→ **Exercise details**
Starting from the top of the material, restate each line exactly until the line that contains "in zip(day_names, day_values)]", which is also copied. Pictures are excluded.

+++ Provided data

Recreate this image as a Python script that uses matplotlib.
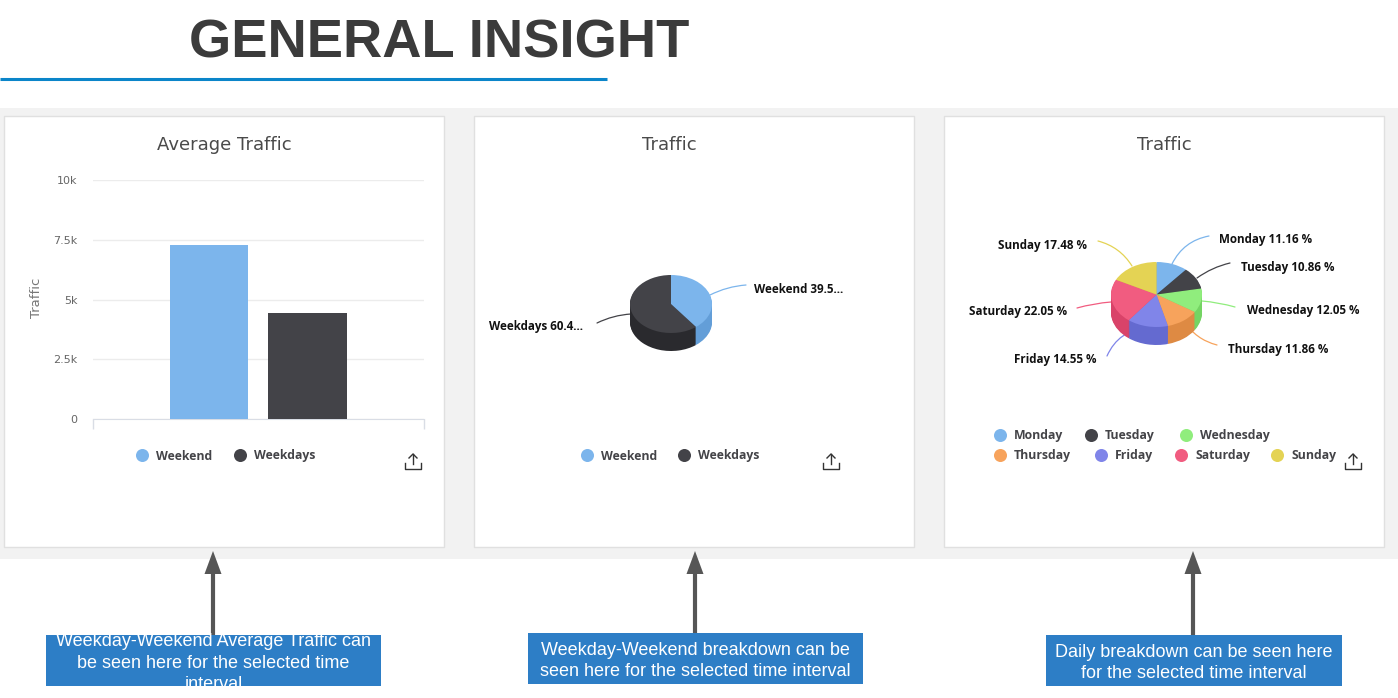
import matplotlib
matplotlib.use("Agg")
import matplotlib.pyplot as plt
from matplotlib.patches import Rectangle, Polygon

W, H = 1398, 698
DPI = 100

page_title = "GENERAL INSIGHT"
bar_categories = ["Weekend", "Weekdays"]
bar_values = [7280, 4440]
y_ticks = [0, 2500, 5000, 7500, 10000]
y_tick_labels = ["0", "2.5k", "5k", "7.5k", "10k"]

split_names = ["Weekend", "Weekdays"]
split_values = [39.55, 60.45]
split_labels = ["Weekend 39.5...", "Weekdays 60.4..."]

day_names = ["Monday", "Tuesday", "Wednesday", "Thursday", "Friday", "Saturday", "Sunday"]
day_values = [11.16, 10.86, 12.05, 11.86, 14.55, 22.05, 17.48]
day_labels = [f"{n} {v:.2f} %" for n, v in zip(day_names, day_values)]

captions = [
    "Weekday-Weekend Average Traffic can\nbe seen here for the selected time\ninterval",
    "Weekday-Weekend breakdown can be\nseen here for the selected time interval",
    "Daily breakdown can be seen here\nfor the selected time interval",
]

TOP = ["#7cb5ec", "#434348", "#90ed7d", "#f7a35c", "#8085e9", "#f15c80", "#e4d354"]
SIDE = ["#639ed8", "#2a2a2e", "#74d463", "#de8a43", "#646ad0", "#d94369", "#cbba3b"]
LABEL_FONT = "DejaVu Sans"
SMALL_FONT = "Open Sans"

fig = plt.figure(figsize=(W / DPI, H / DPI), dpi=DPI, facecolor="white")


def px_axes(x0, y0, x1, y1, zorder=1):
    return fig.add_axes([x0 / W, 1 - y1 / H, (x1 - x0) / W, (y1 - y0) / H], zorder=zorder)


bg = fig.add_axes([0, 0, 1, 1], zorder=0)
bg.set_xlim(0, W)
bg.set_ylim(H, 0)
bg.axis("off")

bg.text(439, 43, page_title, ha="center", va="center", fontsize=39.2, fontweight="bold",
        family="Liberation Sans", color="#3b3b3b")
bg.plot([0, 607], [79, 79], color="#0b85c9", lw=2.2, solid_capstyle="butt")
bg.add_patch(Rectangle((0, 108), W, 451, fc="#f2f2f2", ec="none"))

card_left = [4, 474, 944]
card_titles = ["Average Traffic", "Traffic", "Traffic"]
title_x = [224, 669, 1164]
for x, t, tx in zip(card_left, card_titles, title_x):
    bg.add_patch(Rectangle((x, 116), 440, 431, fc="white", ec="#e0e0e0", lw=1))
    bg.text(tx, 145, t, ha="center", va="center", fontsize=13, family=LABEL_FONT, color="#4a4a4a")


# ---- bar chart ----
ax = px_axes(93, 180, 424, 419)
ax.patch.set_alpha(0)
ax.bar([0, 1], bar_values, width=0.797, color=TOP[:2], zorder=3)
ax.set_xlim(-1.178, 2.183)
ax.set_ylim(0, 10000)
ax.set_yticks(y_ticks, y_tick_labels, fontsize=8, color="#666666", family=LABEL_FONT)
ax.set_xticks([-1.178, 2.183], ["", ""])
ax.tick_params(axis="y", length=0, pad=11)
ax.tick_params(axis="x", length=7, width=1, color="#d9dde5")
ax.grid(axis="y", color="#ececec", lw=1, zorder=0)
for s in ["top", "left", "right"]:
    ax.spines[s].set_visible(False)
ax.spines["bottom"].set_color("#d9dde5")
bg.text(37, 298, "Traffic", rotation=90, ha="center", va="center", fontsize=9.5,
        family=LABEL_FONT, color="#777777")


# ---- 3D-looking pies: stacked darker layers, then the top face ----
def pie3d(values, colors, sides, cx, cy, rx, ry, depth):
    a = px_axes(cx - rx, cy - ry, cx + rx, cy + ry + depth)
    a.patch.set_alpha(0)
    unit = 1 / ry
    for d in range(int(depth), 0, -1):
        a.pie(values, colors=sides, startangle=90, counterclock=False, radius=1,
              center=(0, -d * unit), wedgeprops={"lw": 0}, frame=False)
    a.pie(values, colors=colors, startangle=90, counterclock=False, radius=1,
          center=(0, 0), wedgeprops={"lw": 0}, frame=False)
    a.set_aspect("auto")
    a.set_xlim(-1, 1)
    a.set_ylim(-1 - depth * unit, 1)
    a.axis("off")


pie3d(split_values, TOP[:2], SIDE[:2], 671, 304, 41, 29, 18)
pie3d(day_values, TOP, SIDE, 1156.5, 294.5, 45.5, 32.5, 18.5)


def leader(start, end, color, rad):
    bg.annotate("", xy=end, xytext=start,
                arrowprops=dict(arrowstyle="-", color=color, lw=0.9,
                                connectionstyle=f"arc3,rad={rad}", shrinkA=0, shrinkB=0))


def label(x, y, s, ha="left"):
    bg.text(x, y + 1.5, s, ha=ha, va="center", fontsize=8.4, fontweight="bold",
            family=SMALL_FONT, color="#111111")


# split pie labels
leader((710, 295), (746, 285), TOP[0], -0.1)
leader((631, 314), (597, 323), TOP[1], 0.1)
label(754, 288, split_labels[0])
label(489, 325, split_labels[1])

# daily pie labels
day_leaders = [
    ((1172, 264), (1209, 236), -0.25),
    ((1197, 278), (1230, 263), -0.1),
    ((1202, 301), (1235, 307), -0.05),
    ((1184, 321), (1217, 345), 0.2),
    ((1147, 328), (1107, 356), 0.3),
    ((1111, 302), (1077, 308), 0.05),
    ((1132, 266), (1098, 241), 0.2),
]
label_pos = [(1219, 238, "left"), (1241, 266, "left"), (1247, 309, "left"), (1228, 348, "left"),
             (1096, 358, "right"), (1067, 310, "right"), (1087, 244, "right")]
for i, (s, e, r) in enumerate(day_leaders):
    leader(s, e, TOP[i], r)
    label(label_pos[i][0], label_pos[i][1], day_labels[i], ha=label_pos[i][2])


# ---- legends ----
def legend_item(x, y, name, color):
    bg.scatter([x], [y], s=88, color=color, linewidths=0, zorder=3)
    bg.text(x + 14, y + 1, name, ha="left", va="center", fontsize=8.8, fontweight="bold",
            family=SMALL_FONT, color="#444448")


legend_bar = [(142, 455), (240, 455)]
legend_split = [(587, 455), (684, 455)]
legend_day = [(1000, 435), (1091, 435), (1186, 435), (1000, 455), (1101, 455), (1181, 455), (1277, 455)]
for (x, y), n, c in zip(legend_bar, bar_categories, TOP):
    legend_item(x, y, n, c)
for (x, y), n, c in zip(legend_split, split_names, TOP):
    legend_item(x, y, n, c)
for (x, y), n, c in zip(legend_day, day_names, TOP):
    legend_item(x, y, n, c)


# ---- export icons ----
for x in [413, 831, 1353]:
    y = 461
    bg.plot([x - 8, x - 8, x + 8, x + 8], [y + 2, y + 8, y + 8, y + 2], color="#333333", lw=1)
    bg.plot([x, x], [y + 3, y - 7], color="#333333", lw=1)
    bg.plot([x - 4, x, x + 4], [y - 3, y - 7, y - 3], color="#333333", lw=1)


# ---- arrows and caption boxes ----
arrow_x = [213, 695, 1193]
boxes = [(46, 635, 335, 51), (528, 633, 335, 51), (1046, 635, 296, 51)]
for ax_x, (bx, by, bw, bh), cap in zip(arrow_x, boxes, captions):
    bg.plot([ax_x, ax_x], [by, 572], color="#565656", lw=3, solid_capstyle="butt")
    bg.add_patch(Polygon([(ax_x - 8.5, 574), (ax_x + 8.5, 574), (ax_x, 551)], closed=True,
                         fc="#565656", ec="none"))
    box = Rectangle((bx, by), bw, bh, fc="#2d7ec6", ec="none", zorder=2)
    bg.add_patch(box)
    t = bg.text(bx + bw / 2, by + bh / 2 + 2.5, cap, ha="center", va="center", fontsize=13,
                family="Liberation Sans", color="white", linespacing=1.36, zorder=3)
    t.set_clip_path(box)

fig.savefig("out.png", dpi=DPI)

++++++

→ **Reply to the exercise**
Recreate this image as a Python script that uses matplotlib.
import matplotlib
matplotlib.use("Agg")
import matplotlib.pyplot as plt
from matplotlib.patches import Rectangle, Polygon

W, H = 1398, 698
DPI = 100

page_title = "GENERAL INSIGHT"
bar_categories = ["Weekend", "Weekdays"]
bar_values = [7280, 4440]
y_ticks = [0, 2500, 5000, 7500, 10000]
y_tick_labels = ["0", "2.5k", "5k", "7.5k", "10k"]

split_names = ["Weekend", "Weekdays"]
split_values = [39.55, 60.45]
split_labels = ["Weekend 39.5...", "Weekdays 60.4..."]

day_names = ["Monday", "Tuesday", "Wednesday", "Thursday", "Friday", "Saturday", "Sunday"]
day_values = [11.16, 10.86, 12.05, 11.86, 14.55, 22.05, 17.48]
day_labels = [f"{n} {v:.2f} %" for n, v in zip(day_names, day_values)]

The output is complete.